Shifting Into ENTJ Gear for Collaboration
My in-office days need to be high-energy, people-first, and outward-facing. The problem is that I often wake up in “INTJ gear” on a Tuesday or Thursday. If I just go with my default state, I risk wasting the day, so I developed a framework to deliberately shift into ENTJ gear.
1. Morning Activation Ritual
Energy sets the tone. This ritual primes my nervous system and shifts me into a forward-moving, engaged ENTJ gear:
- Hydration: Opinions differ here, but a couple of glasses of water before leaving home makes a surprisingly big difference for me.
- Movement: My train commute counts as a micro-workout: walking to and from the station gives me movement, regardless of the weather.

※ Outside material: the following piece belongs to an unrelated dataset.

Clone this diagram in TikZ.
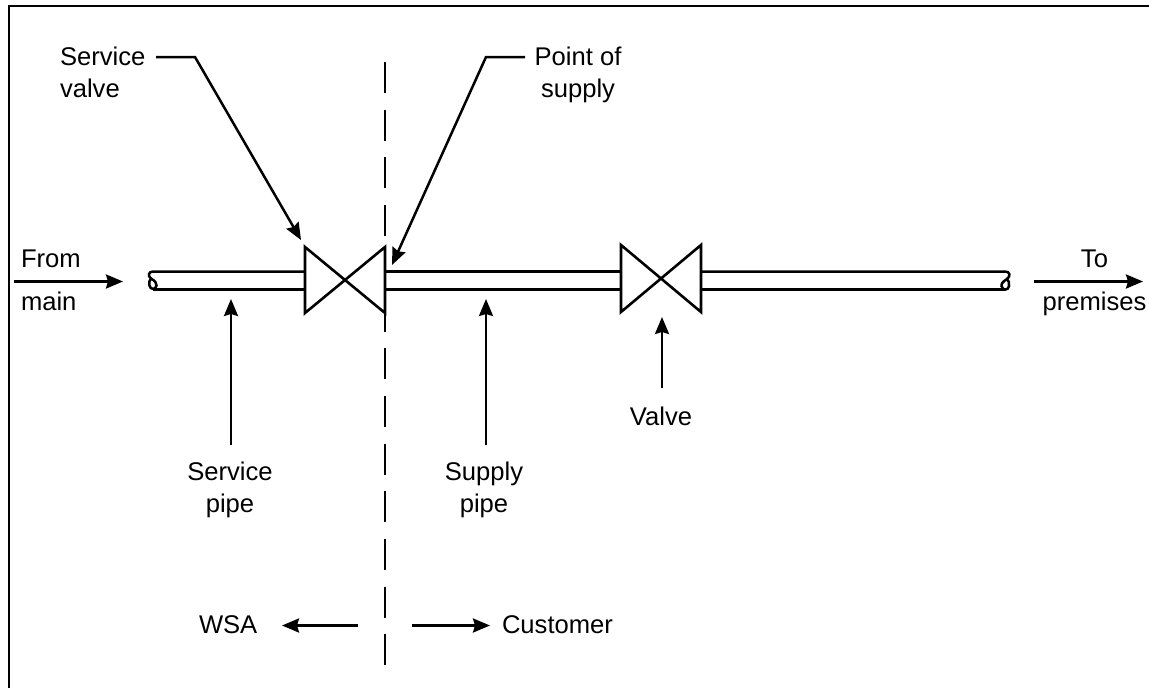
\documentclass[tikz,border=0pt]{standalone}
\usepackage{fontspec}
\setmainfont{Liberation Sans}
\usetikzlibrary{arrows.meta}
\tikzset{
  lab/.style={font=\fontsize{25.6}{32}\selectfont, inner sep=0pt, outer sep=0pt, text=black},
  labc/.style={lab, align=center},
  labl/.style={lab, align=left},
  pipe/.style={line width=2.5pt, black},
  valvebody/.style={line width=2.6pt, black, line join=miter, fill=white},
  frameline/.style={line width=2.6pt, black},
  arr/.style={line width=2.5pt, black, -{Stealth[length=17pt,width=14pt,inset=2pt]}},
  cutline/.style={line width=2.5pt, black, dash pattern=on 31pt off 16.7pt},
}
\begin{document}
\begin{tikzpicture}[x=1pt,y=-1pt]
\useasboundingbox (0,0) rectangle (1149,688);
% frame (open at right and bottom)
\coordinate (fa) at (9,688);
\coordinate (fb) at (9,6);
\coordinate (fc) at (1149,6);
\draw[frameline] (fa) -- (fb) -- (fc);

% division line
\coordinate (cuttop) at (385,62);
\coordinate (cutbot) at (385,667);
\draw[cutline] (cuttop) -- (cutbot);

% pipe sections
\draw[pipe] (305,271.5) -- (153,271.5) .. controls (148.5,271.5) and (147.5,276) .. (151,278.5)
   .. controls (155,281) and (157,283) .. (156.5,285.5)
   .. controls (156,290) and (150,290) .. (149.5,285.5)
   .. controls (149,282) and (149.5,280) .. (151,278.5);
\draw[pipe] (153,289.5) -- (305,289.5);
\draw[pipe] (385,271.5) -- (621,271.5);
\draw[pipe] (385,289.5) -- (621,289.5);
\draw[pipe] (701,271.5) -- (1005,271.5) .. controls (1010,271.5) and (1011,276) .. (1007,279)
   .. controls (1003,281.5) and (1001,284) .. (1001.5,286)
   .. controls (1002.5,291) and (1008.5,290.5) .. (1009,286)
   .. controls (1009.5,283) and (1009,281) .. (1007,279);
\draw[pipe] (701,289.5) -- (1005,289.5);

% valves
\coordinate (sv1) at (305,247); \coordinate (sv2) at (385,313);
\coordinate (sv3) at (385,247); \coordinate (sv4) at (305,313);
\draw[valvebody] (sv1) -- (sv2) -- (sv3) -- (sv4) -- cycle;
\coordinate (v1) at (621,245); \coordinate (v2) at (701,312);
\coordinate (v3) at (701,245); \coordinate (v4) at (621,312);
\draw[valvebody] (v1) -- (v2) -- (v3) -- (v4) -- cycle;

% labels
\node[labl, anchor=north west] (fromain) at (21,250) {From\\[10.5pt]main};
\node[labc, anchor=north] (topremises) at (1094.5,250) {To\\[10.5pt]premises};
\node[labl, anchor=north west] (servicevalve) at (60,47) {Service\\valve};
\node[labc, anchor=north] (pointsupply) at (578,47) {Point of\\supply};
\node[labc, anchor=north] (servicepipe) at (230,461.5) {Service\\pipe};
\node[labc, anchor=north] (supplypipe) at (484,461.5) {Supply\\pipe};
\node[lab, anchor=base] (valvelab) at (661,425) {Valve};
\node[lab, anchor=base west] (wsa) at (199,633) {WSA};
\node[lab, anchor=base west] (customer) at (502,633) {Customer};

% leaders
\coordinate (s1) at (156,57); \coordinate (s2) at (195,57); \coordinate (s3) at (301,240);
\draw[arr, line join=miter] (s1) -- (s2) -- (s3);
\coordinate (p1) at (525,57); \coordinate (p2) at (486,57); \coordinate (p3) at (392,265);
\draw[arr, line join=miter] (p1) -- (p2) -- (p3);

% arrows
\coordinate (fm1) at (14,281.5); \coordinate (fm2) at (123,281.5);
\draw[arr] (fm1) -- (fm2);
\coordinate (tp1) at (1034,281.5); \coordinate (tp2) at (1143,281.5);
\draw[arr] (tp1) -- (tp2);
\coordinate (sp1) at (231,445); \coordinate (sp2) at (231,299);
\draw[arr] (sp1) -- (sp2);
\coordinate (up1) at (486,445); \coordinate (up2) at (486,299);
\draw[arr] (up1) -- (up2);
\coordinate (vl1) at (662,388); \coordinate (vl2) at (662,317);
\draw[arr] (vl1) -- (vl2);
\coordinate (w1) at (358,625.5); \coordinate (w2) at (282,625.5);
\draw[arr] (w1) -- (w2);
\coordinate (c1) at (412,625.5); \coordinate (c2) at (490,625.5);
\draw[arr] (c1) -- (c2);
\end{tikzpicture}
\end{document}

- Mental Jumpstart: On the ride, I cue up high-energy music (good morning Bassdrive.com) or a provocative podcast.
2. Mental Anchoring
Once I’m activated, I set a clear intention for the day. This isn’t abstract—it’s priming my brain to “show up as the leader” before I physically enter the space, and is surprisingly effective:
- Set Priorities: While I’m riding the train, I write down my top three external priorities for the day—usually important conversations, team coaching moments, or important decisions.
- Visualize Arrival: I visualize the first 30 minutes of walking into the office: how I want to greet people, where I want to bring energy, and which discussions matter most.
3. Social Warm-Up
Before I arrive at the office, I intentionally initiate one small interaction on Slack:
- Ping a Peer: Reach out about a topic I want to discuss.
- Acknowledge Wins: Send a quick note celebrating a recent win.
- Set Touchpoints: Schedule a quick check-in that creates an early collaboration hook.
4. Structuring the Day for ENTJ Energy
Throughout the day, I protect my energy and presence so I can engage meaningfully in every interaction:
- Sit where collaboration happens: Even physical placement matters; being near people keeps me externally engaged.
- Front-load high-impact conversations: I schedule strategic meetings or coaching sessions in the morning, when my energy is highest.
- Minimize deep-work triggers: I avoid starting the day with systems mapping or strategy docs, as these tasks can instantly shift me back into INTJ gear.
Shifting Into INTJ Gear for Deep Work
Just as I prime ENTJ gear for in-office days, I protect INTJ gear for work-from-home days. Those are my windows for:
- Long-range strategy: Defining multi-quarter design priorities while adapting to shifting needs and cross-team dependencies.
- Systems thinking: Refining design processes, frameworks, and scalability models.
- Reflection and integration: Connecting dots across product, design, and business to inform future decisions.
I treat these days as sacred. Meetings are limited and I carve out large, uninterrupted blocks for deep work.
This separation creates a healthy rhythm: ENTJ days for alignment and influence, INTJ days for strategy and foresight. That balance keeps me effective and energized.
Shifting Smoothly: Picking the Right Gear at the Right Time
Even with the best planning, energy dips are inevitable. Over time, I’ve developed micro-resets I use to stay aligned with the gear I need to be in:
- Feeling drained midday → Step outside, breathe, and recenter for 10 minutes.
- Retreating into headphones → Spark a quick casual chat at the coffee machine.
- Losing focus in ENTJ gear → Re-anchor on the top three priorities for the day.
- Mental overload in INTJ gear → Take a short walk, clear inputs, and restart the deep-work block.
These small adjustments compound. I don’t need perfection; I just need awareness and the ability to shift gears quickly.
Managing energy deliberately isn’t just a productivity hack; it’s leadership hygiene. My team deserves a leader who’s present, clear, and intentional. Partners need me to show up ready to collaborate, and stakeholders need me to show up prepared to influence and align. And personally, I need space to think deeply and recharge in order to avoid burning out.
By priming my external gear when collaboration matters, and protecting my internal gear when strategy demands focus, I’ve built a sustainable way to lead at scale.
Leadership Isn’t Automatic: Shifting Gears Intentionally
Leadership isn’t about being “on” all the time. It’s about knowing which gear to be in depending on the situation, and developing the tools to shift deliberately. Some days, I’m driving decisions and rallying people around a vision; other days, I’m a strategist, disappearing into thought to design systems and see around corners.
The key: I no longer leave it to chance. I design my environment, my rituals, and my energy so I can meet each day’s demands without burning out or losing clarity. Drive your personality manually—rather than relying on automatic transmission. In a landscape that keeps shifting, intentional beats automatic.